Jaishankar has maintained that though he wants peace in Ukraine, India will maintain its ties with Russia. “Russia’s main economic partner was the Western countries. After the Ukraine conflict, that way was closed. Russia is now turning more and more towards Asia. Our trade before the Ukraine conflict was about 12-14 billion dollars, our trade last year was 40 billion dollars… We should keep our own relationship with Russia going and see how the interest of the Indian people is best served,” he said

‘The India Way’

In 2020, in what is considered uncommon for sitting foreign ministers, Jaishankar released ‘The India Way: Strategies for an Uncertain World’, a book detailing his vision of India’s foreign policy. The ‘Jaishankar doctrine’, as some have described it, favours non-alignment with major powers and an India-first approach.

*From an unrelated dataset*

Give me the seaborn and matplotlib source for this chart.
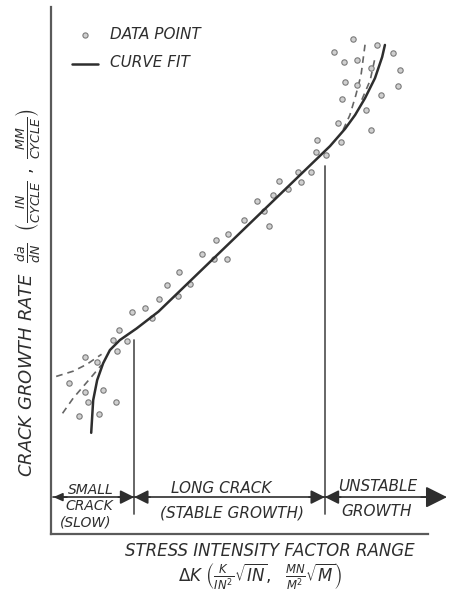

“We have… reached a league where the ability to protect our interest is an assumption, not just an option… This is best done through a mix of national strengths and external relationships,” he writes.

Calling for strategic autonomy, though, he writes: “… Multilateralism may well take a backseat as rules and norms come under greater scrutiny and the consensus among the Permanent Five (US, China, Russia, China, UK and France) weakens.”

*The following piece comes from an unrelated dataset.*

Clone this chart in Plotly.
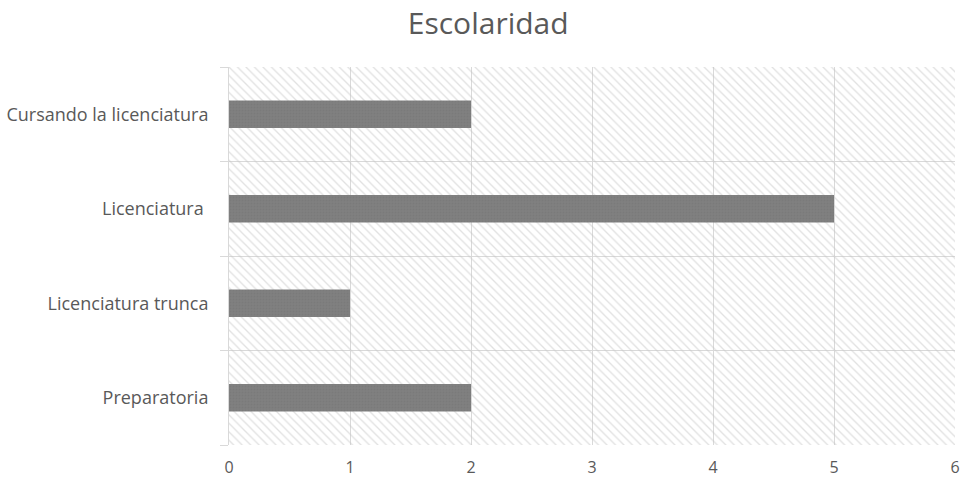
import plotly.graph_objects as go

categories = ["Preparatoria", "Licenciatura trunca", "Licenciatura\u00a0", "Cursando la licenciatura"]
values = [2, 1, 5, 2]
x_max = 6
x_ticks = [0, 1, 2, 3, 4, 5, 6]

fig = go.Figure()

# hatched plot-area background
fig.add_trace(go.Bar(
    y=categories, x=[x_max] * len(categories), orientation="h", width=1,
    marker=dict(color="rgba(0,0,0,0)", line=dict(width=0),
                pattern=dict(shape="\\", fgcolor="#c4c4c4", bgcolor="rgba(0,0,0,0)",
                             size=6, solidity=0.22, fillmode="overlay")),
    hoverinfo="skip", showlegend=False,
))

fig.add_trace(go.Bar(
    y=categories, x=values, orientation="h", width=0.29,
    marker=dict(color="#808080", line=dict(width=0),
                pattern=dict(shape=".", fgcolor="#747474", size=3, solidity=0.3, fillmode="overlay")),
    showlegend=False,
))

fig.update_layout(
    width=961, height=482,
    barmode="overlay",
    paper_bgcolor="white", plot_bgcolor="white",
    margin=dict(l=229, r=6, t=67, b=37, autoexpand=False),
    title=dict(text="Escolaridad", x=0.508, xanchor="center", y=0.952, yanchor="middle",
               font=dict(family="Open Sans, sans-serif", size=30, color="#595959")),
    font=dict(family="Open Sans, sans-serif", size=18, color="#595959"),
    xaxis=dict(range=[0, x_max], tickvals=x_ticks, showgrid=True, gridcolor="#d9d9d9",
               gridwidth=1, zeroline=False, showline=False, ticks="",
               ticklabelstandoff=11, tickfont=dict(size=16, color="#595959")),
    yaxis=dict(categoryorder="array", categoryarray=categories, tickson="boundaries",
               showgrid=True, gridcolor="#d9d9d9", gridwidth=1, ticks="outside",
               ticklen=8, tickcolor="#d9d9d9", showline=True, linecolor="#d9d9d9",
               ticklabelstandoff=16, tickfont=dict(size=18, color="#595959")),
)

fig.write_html("out.html")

“A more transactional ethos will promote ad hoc groupings of disparate nations who have a shared interest on a particular issue. This would be supported by requirements of working together and reaching out beyond alliances,” he writes.

He wrote that India had raised its profile since the BJP government came to power in 2014 and that nationalism was key to India’s success. “In emotional terms, nationalism obviously contributes to a stronger sense of unity. In political terms, it signifies a greater determination to combat sub-national and supra-national challenges to it. In policy terms, it focuses on how to maximise national capabilities and influence,” he writes.

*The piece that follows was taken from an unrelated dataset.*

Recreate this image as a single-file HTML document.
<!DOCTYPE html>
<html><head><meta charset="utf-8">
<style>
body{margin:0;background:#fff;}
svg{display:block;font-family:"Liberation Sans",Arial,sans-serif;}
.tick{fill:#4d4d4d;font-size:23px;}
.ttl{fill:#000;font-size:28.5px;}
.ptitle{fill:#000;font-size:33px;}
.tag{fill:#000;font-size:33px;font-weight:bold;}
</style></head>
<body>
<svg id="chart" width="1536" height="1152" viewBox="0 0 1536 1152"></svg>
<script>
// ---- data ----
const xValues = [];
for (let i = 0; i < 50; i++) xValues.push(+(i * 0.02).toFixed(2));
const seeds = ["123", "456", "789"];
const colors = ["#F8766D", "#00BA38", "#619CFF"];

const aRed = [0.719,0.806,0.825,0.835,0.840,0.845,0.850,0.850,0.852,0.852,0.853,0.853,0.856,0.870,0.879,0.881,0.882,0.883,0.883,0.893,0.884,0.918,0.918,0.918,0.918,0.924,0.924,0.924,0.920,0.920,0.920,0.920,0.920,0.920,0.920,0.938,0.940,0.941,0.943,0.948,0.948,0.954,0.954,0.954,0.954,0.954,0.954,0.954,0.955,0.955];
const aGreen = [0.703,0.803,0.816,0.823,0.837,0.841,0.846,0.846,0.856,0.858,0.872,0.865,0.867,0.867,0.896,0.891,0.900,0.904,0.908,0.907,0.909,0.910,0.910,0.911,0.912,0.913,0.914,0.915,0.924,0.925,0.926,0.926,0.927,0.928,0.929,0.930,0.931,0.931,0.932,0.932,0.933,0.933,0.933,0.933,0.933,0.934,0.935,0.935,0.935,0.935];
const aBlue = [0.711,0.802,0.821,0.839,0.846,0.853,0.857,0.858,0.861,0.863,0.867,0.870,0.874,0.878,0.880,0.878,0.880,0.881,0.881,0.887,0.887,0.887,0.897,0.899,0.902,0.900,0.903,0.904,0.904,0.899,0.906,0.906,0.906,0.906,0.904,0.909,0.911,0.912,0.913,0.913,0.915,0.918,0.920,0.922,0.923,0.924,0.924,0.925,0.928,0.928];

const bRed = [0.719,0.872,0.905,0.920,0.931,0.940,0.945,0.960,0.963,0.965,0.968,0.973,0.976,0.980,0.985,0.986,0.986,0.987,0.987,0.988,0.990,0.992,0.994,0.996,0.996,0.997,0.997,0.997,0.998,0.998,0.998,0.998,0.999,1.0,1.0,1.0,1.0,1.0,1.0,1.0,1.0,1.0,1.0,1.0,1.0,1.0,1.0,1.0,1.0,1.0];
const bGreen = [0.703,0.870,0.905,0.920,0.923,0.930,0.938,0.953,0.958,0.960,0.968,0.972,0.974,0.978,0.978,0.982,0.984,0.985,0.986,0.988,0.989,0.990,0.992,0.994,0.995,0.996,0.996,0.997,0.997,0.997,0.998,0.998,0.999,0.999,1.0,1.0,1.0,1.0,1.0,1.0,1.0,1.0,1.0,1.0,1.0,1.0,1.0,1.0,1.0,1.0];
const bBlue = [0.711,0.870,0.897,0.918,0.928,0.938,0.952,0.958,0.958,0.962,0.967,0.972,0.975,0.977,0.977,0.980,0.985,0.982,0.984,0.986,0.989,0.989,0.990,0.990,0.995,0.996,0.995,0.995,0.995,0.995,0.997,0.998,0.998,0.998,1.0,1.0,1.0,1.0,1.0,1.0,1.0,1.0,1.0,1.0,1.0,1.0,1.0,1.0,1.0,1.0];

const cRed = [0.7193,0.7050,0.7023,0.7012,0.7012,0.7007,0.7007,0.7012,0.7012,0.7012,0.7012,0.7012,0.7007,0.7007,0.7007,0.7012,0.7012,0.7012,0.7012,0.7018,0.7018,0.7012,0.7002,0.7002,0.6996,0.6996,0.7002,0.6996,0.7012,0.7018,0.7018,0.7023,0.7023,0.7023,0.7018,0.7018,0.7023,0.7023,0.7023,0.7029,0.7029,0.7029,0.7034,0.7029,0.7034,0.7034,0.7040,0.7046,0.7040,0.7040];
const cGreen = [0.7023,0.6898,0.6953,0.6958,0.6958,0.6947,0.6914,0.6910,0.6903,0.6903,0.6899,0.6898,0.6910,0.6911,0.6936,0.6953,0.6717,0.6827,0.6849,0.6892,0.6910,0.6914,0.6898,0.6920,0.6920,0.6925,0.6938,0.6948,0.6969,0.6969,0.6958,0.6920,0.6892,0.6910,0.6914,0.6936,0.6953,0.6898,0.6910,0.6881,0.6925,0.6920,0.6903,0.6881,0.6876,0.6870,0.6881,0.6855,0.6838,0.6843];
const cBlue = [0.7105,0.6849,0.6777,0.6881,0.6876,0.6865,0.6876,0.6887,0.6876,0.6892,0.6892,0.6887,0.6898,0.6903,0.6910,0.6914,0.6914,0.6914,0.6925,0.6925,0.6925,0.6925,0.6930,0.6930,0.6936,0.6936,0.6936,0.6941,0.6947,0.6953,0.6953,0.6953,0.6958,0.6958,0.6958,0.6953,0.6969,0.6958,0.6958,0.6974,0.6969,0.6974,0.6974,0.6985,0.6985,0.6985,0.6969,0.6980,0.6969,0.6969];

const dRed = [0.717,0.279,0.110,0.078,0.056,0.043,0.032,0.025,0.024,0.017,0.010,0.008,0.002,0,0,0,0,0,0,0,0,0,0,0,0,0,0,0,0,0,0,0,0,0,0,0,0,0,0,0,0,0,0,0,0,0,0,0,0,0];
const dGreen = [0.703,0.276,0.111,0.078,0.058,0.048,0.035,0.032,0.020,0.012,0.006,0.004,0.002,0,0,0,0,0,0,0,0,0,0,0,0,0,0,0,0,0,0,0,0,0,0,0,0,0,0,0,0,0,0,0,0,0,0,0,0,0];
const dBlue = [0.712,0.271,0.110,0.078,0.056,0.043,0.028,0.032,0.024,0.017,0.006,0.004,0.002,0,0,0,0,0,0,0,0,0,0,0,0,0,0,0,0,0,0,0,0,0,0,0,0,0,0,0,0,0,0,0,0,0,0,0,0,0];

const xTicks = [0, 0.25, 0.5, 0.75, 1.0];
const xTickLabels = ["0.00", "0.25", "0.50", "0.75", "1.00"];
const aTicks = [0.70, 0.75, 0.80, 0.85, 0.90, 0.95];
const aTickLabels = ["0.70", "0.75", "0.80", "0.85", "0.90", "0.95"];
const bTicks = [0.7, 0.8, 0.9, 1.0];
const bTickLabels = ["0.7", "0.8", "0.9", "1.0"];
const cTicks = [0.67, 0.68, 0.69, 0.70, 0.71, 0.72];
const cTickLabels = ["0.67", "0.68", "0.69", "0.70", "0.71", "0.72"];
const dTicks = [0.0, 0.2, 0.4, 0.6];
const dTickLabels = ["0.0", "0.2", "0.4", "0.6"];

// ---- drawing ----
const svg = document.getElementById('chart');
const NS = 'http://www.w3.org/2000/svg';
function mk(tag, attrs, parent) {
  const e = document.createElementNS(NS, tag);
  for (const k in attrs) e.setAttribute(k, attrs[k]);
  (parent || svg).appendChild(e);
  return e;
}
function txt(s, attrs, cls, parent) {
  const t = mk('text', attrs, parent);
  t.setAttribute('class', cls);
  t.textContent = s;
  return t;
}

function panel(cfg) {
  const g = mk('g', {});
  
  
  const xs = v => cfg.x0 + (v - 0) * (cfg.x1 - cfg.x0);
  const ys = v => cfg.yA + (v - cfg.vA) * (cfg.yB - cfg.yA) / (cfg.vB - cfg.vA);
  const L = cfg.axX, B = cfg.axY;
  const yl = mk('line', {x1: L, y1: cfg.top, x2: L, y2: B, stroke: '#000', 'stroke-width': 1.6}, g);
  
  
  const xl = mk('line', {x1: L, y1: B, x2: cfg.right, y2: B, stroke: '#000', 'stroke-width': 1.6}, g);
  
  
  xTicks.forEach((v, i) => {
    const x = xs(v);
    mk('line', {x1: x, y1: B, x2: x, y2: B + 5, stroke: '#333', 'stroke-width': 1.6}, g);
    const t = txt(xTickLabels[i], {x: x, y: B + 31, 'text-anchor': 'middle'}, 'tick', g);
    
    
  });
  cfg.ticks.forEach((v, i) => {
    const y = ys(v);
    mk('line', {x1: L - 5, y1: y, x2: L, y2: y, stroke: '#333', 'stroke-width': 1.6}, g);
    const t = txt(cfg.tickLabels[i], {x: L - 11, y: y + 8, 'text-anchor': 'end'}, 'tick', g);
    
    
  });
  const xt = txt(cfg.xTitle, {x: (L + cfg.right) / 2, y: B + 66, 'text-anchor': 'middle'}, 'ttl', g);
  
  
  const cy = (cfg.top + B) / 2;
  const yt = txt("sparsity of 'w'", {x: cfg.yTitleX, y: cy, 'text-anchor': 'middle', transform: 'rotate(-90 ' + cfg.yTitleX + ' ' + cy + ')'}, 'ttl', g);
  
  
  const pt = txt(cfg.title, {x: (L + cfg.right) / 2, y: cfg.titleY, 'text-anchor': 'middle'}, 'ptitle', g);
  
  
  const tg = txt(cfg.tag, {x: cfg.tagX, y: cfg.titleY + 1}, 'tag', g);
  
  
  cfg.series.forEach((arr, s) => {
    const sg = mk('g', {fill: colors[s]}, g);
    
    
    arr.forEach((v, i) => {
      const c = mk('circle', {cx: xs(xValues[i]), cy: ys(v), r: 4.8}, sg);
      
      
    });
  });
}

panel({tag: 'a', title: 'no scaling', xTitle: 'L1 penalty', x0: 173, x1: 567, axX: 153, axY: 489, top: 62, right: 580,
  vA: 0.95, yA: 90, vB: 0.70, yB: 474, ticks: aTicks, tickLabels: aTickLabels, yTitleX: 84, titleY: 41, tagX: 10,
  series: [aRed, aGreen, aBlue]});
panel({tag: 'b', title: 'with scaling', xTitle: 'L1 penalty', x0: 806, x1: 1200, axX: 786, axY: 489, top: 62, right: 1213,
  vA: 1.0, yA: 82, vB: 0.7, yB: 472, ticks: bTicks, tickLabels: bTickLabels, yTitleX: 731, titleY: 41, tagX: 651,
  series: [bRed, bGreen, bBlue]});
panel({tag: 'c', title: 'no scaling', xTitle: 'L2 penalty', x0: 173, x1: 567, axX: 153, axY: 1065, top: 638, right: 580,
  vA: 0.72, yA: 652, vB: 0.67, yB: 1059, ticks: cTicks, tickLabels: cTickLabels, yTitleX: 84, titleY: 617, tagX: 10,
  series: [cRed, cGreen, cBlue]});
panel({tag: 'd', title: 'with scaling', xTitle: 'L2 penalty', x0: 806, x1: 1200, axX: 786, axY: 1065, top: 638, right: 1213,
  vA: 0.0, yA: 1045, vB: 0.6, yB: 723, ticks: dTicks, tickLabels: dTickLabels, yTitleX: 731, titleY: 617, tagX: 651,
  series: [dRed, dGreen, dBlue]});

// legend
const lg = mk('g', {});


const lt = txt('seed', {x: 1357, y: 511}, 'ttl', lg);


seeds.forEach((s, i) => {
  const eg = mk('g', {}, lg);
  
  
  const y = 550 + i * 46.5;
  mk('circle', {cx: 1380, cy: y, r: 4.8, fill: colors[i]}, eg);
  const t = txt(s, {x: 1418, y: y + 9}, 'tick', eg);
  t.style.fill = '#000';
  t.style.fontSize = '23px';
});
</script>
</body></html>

In defence of the government

Jaishankar has staunchly defended the government on issues ranging from the Opposition boycotting the inauguration of the new Parliament to a BBC documentary critical of Modi. After the Opposition claimed the government had “sidelined” President Droupadi Murmu for the new Parliament’s inauguration earlier this year, Jaishankar said, “Some people are trying (to create a controversy). But I believe that there should be a limit to indulging in politics. At least on such occasions, the entire country should come together and celebrate this festival.”

When the BBC released a documentary in January on the 2002 Gujarat riots and then Chief Minister Modi’s role in it, Jaishankar called it a “hatchet job”.

“We are not debating just a documentary or a speech… we are debating politics, which is being conducted ostensibly as media… You want to do a hatchet job and say this is just another quest for truth which we decided after 20 years to put at this time,” he said.

He also questioned the timing of the documentary, a year before the Lok Sabha election. “I mean, come on, you think timing is accidental? Let me tell you one thing – I don’t know if the election season has started in India, Delhi or not, but, for sure it has started in London, New York,” he added.

Claiming Western media is biased against India, he said, “What is happening is, just like I told you – this drip, drip, drip – how do you shape a very extremist image of India, of the government, of the BJP, of the Prime Minister. I mean, this has been going on for a decade.”

He has further criticised foreign media, saying, “If you read foreign newspapers, they use words like Hindu nationalist government. In America or Europe, they won’t say Christian nationalist…these adjectives are reserved for us.”

This year, he also challenged the World Press Freedom Index, which ranked India at 161st in the world, behind Afghanistan, Pakistan and Somalia, referring to the report as “mind games”. “I was amazed at our number. I thought we had the most uncontrollable press, and somebody is getting something fundamentally wrong… Afghanistan was freer than us. Can you imagine?” He had similarly criticised reports by the Freedom House and Varieties of Democracy Institute, which had made claims of democratic backsliding in India, describing them as “hypocrisy”.